Toyota reported an 8.7 percent drop in February US sales to 100,027 vehicles, while the overall industry was expected to perform significantly better than depressed year-ago levels.
News of the drop in Toyota sales came as the Japanese auto giant's top executives faced a third grilling by US lawmakers as the number of US deaths blamed on defects in its vehicles rose to more than 50.
Critics have attacked Toyota for its sluggish response to complaints and accused it of covering up defects and incorrectly blaming accidents on floor mats or sticky pedals while ignoring possible electronic problems.
Toyota -- which has recalled more than eight million vehicles worldwide -- has said it will overhaul its quality-control measures and insists it has found a solution to the problems.
Ford appeared to have capitalized on Toyota's woes as its February US sales jumped 43 percent to 142,285 vehicles, placing the number-two US automaker squarely ahead of GM's 141,951 vehicles.
It was the first time Ford had surpassed GM in monthly sales since the top US automaker's sales were hit by a strike at a key supplier in 1998.
Ford also trounced Toyota, which had overtaken Ford several years ago in annual US sales, and forecast its market share would jump three percentage points to about 17 percent amid higher demand for every brand and product category.
"The strength of our new products and Ford's leadership in quality, fuel efficiency, safety, smart design and value are resonating with customers," said Ken Czubay, Ford vice president for US marketing, sales and service.
"The good news is we have even more new products and fuel-efficient powertrains coming this year, and we expect our progress to continue."
GM, which posted an 11.5 percent gain from a year earlier, expressed satisfaction with its performance.
"We got what we thought was our fair share of Toyota sales," said Mike DiGiovanni, GM's executive director for global market and industry analysis.
But while GM welcomed the opportunity to introduce its products to new customers, the automaker attributed the bulk of its gains to the success of its restructuring plan and a solid lineup at its four remaining "core" brands.
Sales at Chevrolet, Buick, GMC and Cadillac rose 32.2 percent in February to 138,849 while total sales rose to 141,951 vehicles in February from 127,296 a year earlier.
"Although we've been operating as a new company with four brands for just seven months, our February results demonstrate that our long-term plan is already paying dividends," said Susan Docherty, GM vice president for sales, service and marketing.
"For the fifth month in a row, Chevrolet, Buick, GMC and Cadillac reported a year-over-year increase in retail sales with a combined retail sales up seven percent" in February, she said in a conference call.
The results came hours after GM announced it will recall 1.3 million cars in North America over a potentially faulty power steering motor following a federal probe into the problem in January.

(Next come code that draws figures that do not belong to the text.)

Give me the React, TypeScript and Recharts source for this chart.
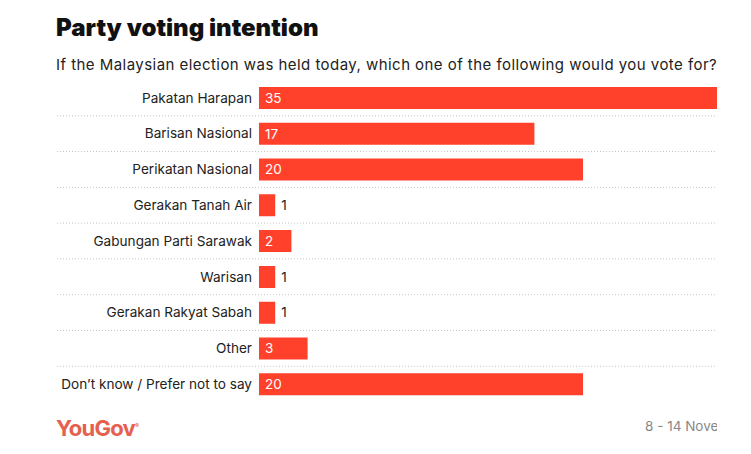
import React from "react";
import { BarChart, Bar, XAxis, YAxis, LabelList } from "recharts";

const parties = [
  "Pakatan Harapan",
  "Barisan Nasional",
  "Perikatan Nasional",
  "Gerakan Tanah Air",
  "Gabungan Parti Sarawak",
  "Warisan",
  "Gerakan Rakyat Sabah",
  "Other",
  "Don\u2019t know / Prefer not to say",
];
const shares = [35, 17, 20, 1, 2, 1, 1, 3, 20];
const xDomain = [0, 35];

const FONT = "Inter, 'Open Sans', sans-serif";
const RED = "#ff412c";

const data = parties.map((name, i) => ({ name, value: shares[i] }));

function PartyTick(props: any) {
  const { x, y, payload } = props;
  const half = payload?.offset ?? 17.9;
  const isLast = payload?.value === parties[parties.length - 1];
  return (
    <g>
      <text
        x={x - 7}
        y={y}
        dy="0.35em"
        textAnchor="end"
        fill="#222"
        fontSize={13.6}
        fontFamily={FONT}
      >
        {payload.value}
      </text>
      {!isLast && (
        <line
          x1={x - 202}
          x2={x + 600}
          y1={y + half}
          y2={y + half}
          stroke="#c4c4c4"
          strokeDasharray="1 2"
        />
      )}
    </g>
  );
}

function ValueLabel(props: any) {
  const { x, y, width, height, value } = props;
  const inside = value >= 2;
  return (
    <text
      x={inside ? x + 6 : x + width + 6}
      y={y + height / 2}
      dy="0.35em"
      fill={inside ? "#fff" : "#222"}
      fontSize={13.5}
      fontFamily={FONT}
    >
      {value}
    </text>
  );
}

export default function App() {
  return (
    <div
      style={{
        position: "relative",
        width: 709,
        height: 446,
        overflow: "hidden",
        background: "#fff",
        fontFamily: FONT,
      }}
    >
      <div
        style={{
          position: "absolute",
          left: 48,
          top: 6,
          fontSize: 24,
          lineHeight: "28px",
          fontWeight: 900,
          color: "#111",
          whiteSpace: "nowrap",
        }}
      >
        Party voting intention
      </div>
      <div
        style={{
          position: "absolute",
          left: 48,
          top: 48,
          fontSize: 15,
          lineHeight: "18px",
          letterSpacing: 0.45,
          color: "#222",
          whiteSpace: "nowrap",
        }}
      >
        If the Malaysian election was held today, which one of the following would you vote for?
      </div>
      <div style={{ position: "absolute", left: 0, top: 0 }}>
        <BarChart
          width={830}
          height={446}
          data={data}
          layout="vertical"
          margin={{ top: 72, right: 12, bottom: 52, left: 0 }}
        >
          <XAxis type="number" domain={xDomain} hide />
          <YAxis
            type="category"
            dataKey="name"
            width={251}
            axisLine={false}
            tickLine={false}
            tickSize={0}
            tickMargin={0}
            interval={0}
            tick={<PartyTick />}
          />
          <Bar dataKey="value" fill={RED} barSize={22} isAnimationActive={false}>
            <LabelList dataKey="value" content={<ValueLabel />} />
          </Bar>
        </BarChart>
      </div>
      <div
        style={{
          position: "absolute",
          left: 48,
          top: 405,
          fontSize: 22,
          lineHeight: "26px",
          fontWeight: 700,
          letterSpacing: -0.8,
          color: "#e5604e",
        }}
      >
        YouGov
        <sup style={{ fontSize: 6, fontWeight: 400, letterSpacing: 0 }}>®</sup>
      </div>
      <div
        style={{
          position: "absolute",
          left: 637,
          top: 410,
          fontSize: 13.5,
          lineHeight: "16px",
          color: "#888",
          whiteSpace: "nowrap",
        }}
      >
        8 - 14 November 2022
      </div>
    </div>
  );
}
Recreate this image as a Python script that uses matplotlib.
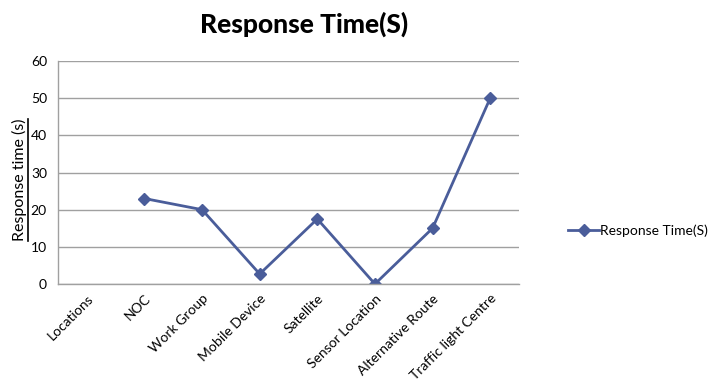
import matplotlib
matplotlib.use("Agg")
import matplotlib.pyplot as plt
from matplotlib.lines import Line2D
import numpy as np

categories = ["Locations", "NOC", "Work Group", "Mobile Device", "Satellite",
              "Sensor Location", "Alternative Route", "Traffic light Centre"]
response_time = [np.nan, 23, 20, 2.7, 17.5, 0, 15, 50]
series_name = "Response Time(S)"
title = "Response Time(S)"
ylabel = "Response time (s)"
yticks = [0, 10, 20, 30, 40, 50, 60]

plt.rcParams['font.family'] = ['Lato', 'DejaVu Sans']

fig = plt.figure(figsize=(7.08, 3.81), dpi=100)
ax = fig.add_axes([58/708, 1-284/381, (519-58)/708, (284-61)/381])

color = '#4A5D9A'
x = np.arange(len(categories))
ax.plot(x, response_time, color=color, lw=2, marker='D', ms=6,
        markeredgecolor=color, markerfacecolor=color, label=series_name)

ax.set_xlim(-0.5, len(categories) - 0.5)
ax.set_ylim(0, 60)
ax.set_yticks(yticks)
ax.set_yticklabels([str(v) for v in yticks], fontsize=10)
ax.set_xticks(x)
ax.set_xticklabels(categories, rotation=45, ha='right', rotation_mode='anchor', fontsize=10)
ax.tick_params(axis='both', length=0, pad=8)
ax.tick_params(axis='x', pad=6)
ax.grid(axis='y', color='#A0A0A0', lw=1)
ax.set_axisbelow(True)
for s in ['top', 'right']:
    ax.spines[s].set_visible(False)
for s in ['left', 'bottom']:
    ax.spines[s].set_color('#A0A0A0')
    ax.spines[s].set_linewidth(1)

# y label (underlined)
yl = fig.text(19/708, 1-180/381, ylabel, rotation=90, ha='center', va='center', fontsize=11.5)

fig.text(0.43, 0.935, title, ha='center', va='center', fontsize=19, fontweight='black')

leg = ax.legend(loc='center left', bbox_to_anchor=(1.08, 0.24), frameon=False,
                fontsize=10, handlelength=2.2, handletextpad=0.1)

fig.canvas.draw()
bb = yl.get_window_extent(renderer=fig.canvas.get_renderer())
W, H = fig.bbox.width, fig.bbox.height
ux = (bb.x1 + 1) / W
fig.add_artist(Line2D([ux, ux], [bb.y0 / H, bb.y1 / H], color='black', lw=1.2,
                      transform=fig.transFigure))

fig.savefig("out.png", dpi=100)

Chrysler's US sales rose by one vehicle to 84,449 units from the depressed levels of a year earlier but were nonetheless 48 percent higher than the dismal results it posted in January.
"Compared with January, Chrysler Group's February sales grew more than the industry average, reinforcing the company trend of steady, month-over-month growth," said Fred Diaz, Chrysler's top sales executive.